Task to carry out »
Set down the data below without change, skipping the pictures it holds.

%%

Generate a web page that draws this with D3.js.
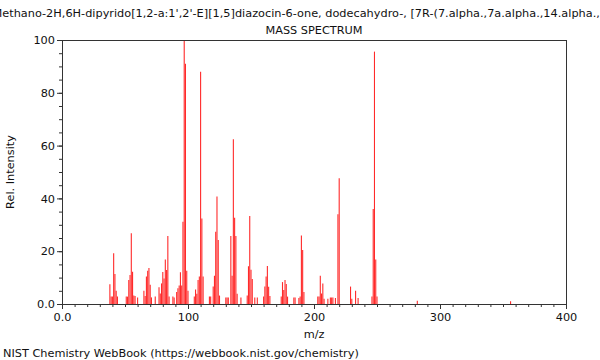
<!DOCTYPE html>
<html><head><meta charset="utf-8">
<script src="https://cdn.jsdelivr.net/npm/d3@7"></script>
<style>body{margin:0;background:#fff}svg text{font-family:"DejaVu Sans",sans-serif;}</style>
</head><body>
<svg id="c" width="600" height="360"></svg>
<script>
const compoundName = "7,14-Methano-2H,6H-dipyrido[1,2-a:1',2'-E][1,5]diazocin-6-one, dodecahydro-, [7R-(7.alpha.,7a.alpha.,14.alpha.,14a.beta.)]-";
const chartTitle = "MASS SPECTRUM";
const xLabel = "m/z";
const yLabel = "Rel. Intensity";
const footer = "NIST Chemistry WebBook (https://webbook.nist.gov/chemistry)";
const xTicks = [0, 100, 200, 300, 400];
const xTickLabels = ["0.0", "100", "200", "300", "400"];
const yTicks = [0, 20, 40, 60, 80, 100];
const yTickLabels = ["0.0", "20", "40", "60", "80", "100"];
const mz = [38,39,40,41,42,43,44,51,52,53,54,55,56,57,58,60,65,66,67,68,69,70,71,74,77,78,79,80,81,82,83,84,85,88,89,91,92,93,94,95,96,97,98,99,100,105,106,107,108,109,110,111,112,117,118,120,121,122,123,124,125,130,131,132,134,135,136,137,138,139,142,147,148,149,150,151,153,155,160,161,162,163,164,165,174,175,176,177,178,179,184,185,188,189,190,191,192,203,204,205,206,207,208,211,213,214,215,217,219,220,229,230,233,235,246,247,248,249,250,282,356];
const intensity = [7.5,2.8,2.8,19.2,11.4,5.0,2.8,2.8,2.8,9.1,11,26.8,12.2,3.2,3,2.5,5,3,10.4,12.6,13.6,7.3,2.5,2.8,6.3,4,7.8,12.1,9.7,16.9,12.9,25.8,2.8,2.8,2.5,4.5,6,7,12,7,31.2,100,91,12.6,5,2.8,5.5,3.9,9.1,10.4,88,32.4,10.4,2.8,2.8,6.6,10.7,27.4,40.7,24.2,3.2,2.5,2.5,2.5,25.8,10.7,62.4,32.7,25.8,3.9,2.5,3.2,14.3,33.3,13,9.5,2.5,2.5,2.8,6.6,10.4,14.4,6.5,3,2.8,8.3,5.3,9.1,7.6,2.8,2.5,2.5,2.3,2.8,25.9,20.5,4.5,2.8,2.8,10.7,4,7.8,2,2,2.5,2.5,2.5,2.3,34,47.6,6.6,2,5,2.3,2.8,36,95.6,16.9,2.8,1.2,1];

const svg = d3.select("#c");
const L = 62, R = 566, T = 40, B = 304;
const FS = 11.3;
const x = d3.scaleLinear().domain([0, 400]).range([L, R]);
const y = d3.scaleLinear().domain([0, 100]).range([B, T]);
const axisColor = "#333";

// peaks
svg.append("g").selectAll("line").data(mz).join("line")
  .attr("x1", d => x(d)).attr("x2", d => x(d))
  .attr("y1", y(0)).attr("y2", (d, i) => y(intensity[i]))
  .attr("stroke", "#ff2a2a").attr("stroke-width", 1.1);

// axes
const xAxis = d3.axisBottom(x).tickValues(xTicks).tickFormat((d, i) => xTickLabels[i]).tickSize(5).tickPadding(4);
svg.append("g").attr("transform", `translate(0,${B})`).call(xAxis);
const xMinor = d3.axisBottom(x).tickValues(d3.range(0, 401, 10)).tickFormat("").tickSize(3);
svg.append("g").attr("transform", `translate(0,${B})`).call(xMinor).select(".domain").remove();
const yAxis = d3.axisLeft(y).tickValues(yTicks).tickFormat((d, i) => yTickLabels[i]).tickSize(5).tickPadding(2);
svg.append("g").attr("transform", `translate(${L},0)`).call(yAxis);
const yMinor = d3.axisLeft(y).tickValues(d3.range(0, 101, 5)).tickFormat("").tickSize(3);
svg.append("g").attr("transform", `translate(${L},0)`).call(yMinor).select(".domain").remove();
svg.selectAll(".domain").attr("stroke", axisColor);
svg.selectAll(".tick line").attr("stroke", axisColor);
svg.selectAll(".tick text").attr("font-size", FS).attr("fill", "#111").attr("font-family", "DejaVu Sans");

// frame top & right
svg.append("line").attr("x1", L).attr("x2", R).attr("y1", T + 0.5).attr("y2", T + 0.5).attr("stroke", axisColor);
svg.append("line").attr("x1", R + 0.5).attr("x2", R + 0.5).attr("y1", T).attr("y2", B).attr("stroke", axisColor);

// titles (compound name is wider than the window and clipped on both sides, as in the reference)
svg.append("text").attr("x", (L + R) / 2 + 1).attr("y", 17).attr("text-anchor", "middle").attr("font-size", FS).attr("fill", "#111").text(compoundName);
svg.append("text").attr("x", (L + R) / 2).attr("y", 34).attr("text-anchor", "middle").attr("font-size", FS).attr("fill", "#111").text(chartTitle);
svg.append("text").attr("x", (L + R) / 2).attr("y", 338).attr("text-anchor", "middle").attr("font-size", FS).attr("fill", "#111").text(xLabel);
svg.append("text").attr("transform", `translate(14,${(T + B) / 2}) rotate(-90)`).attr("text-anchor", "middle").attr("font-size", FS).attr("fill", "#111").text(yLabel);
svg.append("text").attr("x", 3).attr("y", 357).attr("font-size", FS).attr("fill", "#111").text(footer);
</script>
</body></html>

%%

The result »
Generate a web page that draws this with D3.js.
<!DOCTYPE html>
<html><head><meta charset="utf-8">
<script src="https://cdn.jsdelivr.net/npm/d3@7"></script>
<style>body{margin:0;background:#fff}svg text{font-family:"DejaVu Sans",sans-serif;}</style>
</head><body>
<svg id="c" width="600" height="360"></svg>
<script>
const compoundName = "7,14-Methano-2H,6H-dipyrido[1,2-a:1',2'-E][1,5]diazocin-6-one, dodecahydro-, [7R-(7.alpha.,7a.alpha.,14.alpha.,14a.beta.)]-";
const chartTitle = "MASS SPECTRUM";
const xLabel = "m/z";
const yLabel = "Rel. Intensity";
const footer = "NIST Chemistry WebBook (https://webbook.nist.gov/chemistry)";
const xTicks = [0, 100, 200, 300, 400];
const xTickLabels = ["0.0", "100", "200", "300", "400"];
const yTicks = [0, 20, 40, 60, 80, 100];
const yTickLabels = ["0.0", "20", "40", "60", "80", "100"];
const mz = [38,39,40,41,42,43,44,51,52,53,54,55,56,57,58,60,65,66,67,68,69,70,71,74,77,78,79,80,81,82,83,84,85,88,89,91,92,93,94,95,96,97,98,99,100,105,106,107,108,109,110,111,112,117,118,120,121,122,123,124,125,130,131,132,134,135,136,137,138,139,142,147,148,149,150,151,153,155,160,161,162,163,164,165,174,175,176,177,178,179,184,185,188,189,190,191,192,203,204,205,206,207,208,211,213,214,215,217,219,220,229,230,233,235,246,247,248,249,250,282,356];
const intensity = [7.5,2.8,2.8,19.2,11.4,5.0,2.8,2.8,2.8,9.1,11,26.8,12.2,3.2,3,2.5,5,3,10.4,12.6,13.6,7.3,2.5,2.8,6.3,4,7.8,12.1,9.7,16.9,12.9,25.8,2.8,2.8,2.5,4.5,6,7,12,7,31.2,100,91,12.6,5,2.8,5.5,3.9,9.1,10.4,88,32.4,10.4,2.8,2.8,6.6,10.7,27.4,40.7,24.2,3.2,2.5,2.5,2.5,25.8,10.7,62.4,32.7,25.8,3.9,2.5,3.2,14.3,33.3,13,9.5,2.5,2.5,2.8,6.6,10.4,14.4,6.5,3,2.8,8.3,5.3,9.1,7.6,2.8,2.5,2.5,2.3,2.8,25.9,20.5,4.5,2.8,2.8,10.7,4,7.8,2,2,2.5,2.5,2.5,2.3,34,47.6,6.6,2,5,2.3,2.8,36,95.6,16.9,2.8,1.2,1];

const svg = d3.select("#c");
const L = 62, R = 566, T = 40, B = 304;
const FS = 11.3;
const x = d3.scaleLinear().domain([0, 400]).range([L, R]);
const y = d3.scaleLinear().domain([0, 100]).range([B, T]);
const axisColor = "#333";

// peaks
svg.append("g").selectAll("line").data(mz).join("line")
  .attr("x1", d => x(d)).attr("x2", d => x(d))
  .attr("y1", y(0)).attr("y2", (d, i) => y(intensity[i]))
  .attr("stroke", "#ff2a2a").attr("stroke-width", 1.1);

// axes
const xAxis = d3.axisBottom(x).tickValues(xTicks).tickFormat((d, i) => xTickLabels[i]).tickSize(5).tickPadding(4);
svg.append("g").attr("transform", `translate(0,${B})`).call(xAxis);
const xMinor = d3.axisBottom(x).tickValues(d3.range(0, 401, 10)).tickFormat("").tickSize(3);
svg.append("g").attr("transform", `translate(0,${B})`).call(xMinor).select(".domain").remove();
const yAxis = d3.axisLeft(y).tickValues(yTicks).tickFormat((d, i) => yTickLabels[i]).tickSize(5).tickPadding(2);
svg.append("g").attr("transform", `translate(${L},0)`).call(yAxis);
const yMinor = d3.axisLeft(y).tickValues(d3.range(0, 101, 5)).tickFormat("").tickSize(3);
svg.append("g").attr("transform", `translate(${L},0)`).call(yMinor).select(".domain").remove();
svg.selectAll(".domain").attr("stroke", axisColor);
svg.selectAll(".tick line").attr("stroke", axisColor);
svg.selectAll(".tick text").attr("font-size", FS).attr("fill", "#111").attr("font-family", "DejaVu Sans");

// frame top & right
svg.append("line").attr("x1", L).attr("x2", R).attr("y1", T + 0.5).attr("y2", T + 0.5).attr("stroke", axisColor);
svg.append("line").attr("x1", R + 0.5).attr("x2", R + 0.5).attr("y1", T).attr("y2", B).attr("stroke", axisColor);

// titles (compound name is wider than the window and clipped on both sides, as in the reference)
svg.append("text").attr("x", (L + R) / 2 + 1).attr("y", 17).attr("text-anchor", "middle").attr("font-size", FS).attr("fill", "#111").text(compoundName);
svg.append("text").attr("x", (L + R) / 2).attr("y", 34).attr("text-anchor", "middle").attr("font-size", FS).attr("fill", "#111").text(chartTitle);
svg.append("text").attr("x", (L + R) / 2).attr("y", 338).attr("text-anchor", "middle").attr("font-size", FS).attr("fill", "#111").text(xLabel);
svg.append("text").attr("transform", `translate(14,${(T + B) / 2}) rotate(-90)`).attr("text-anchor", "middle").attr("font-size", FS).attr("fill", "#111").text(yLabel);
svg.append("text").attr("x", 3).attr("y", 357).attr("font-size", FS).attr("fill", "#111").text(footer);
</script>
</body></html>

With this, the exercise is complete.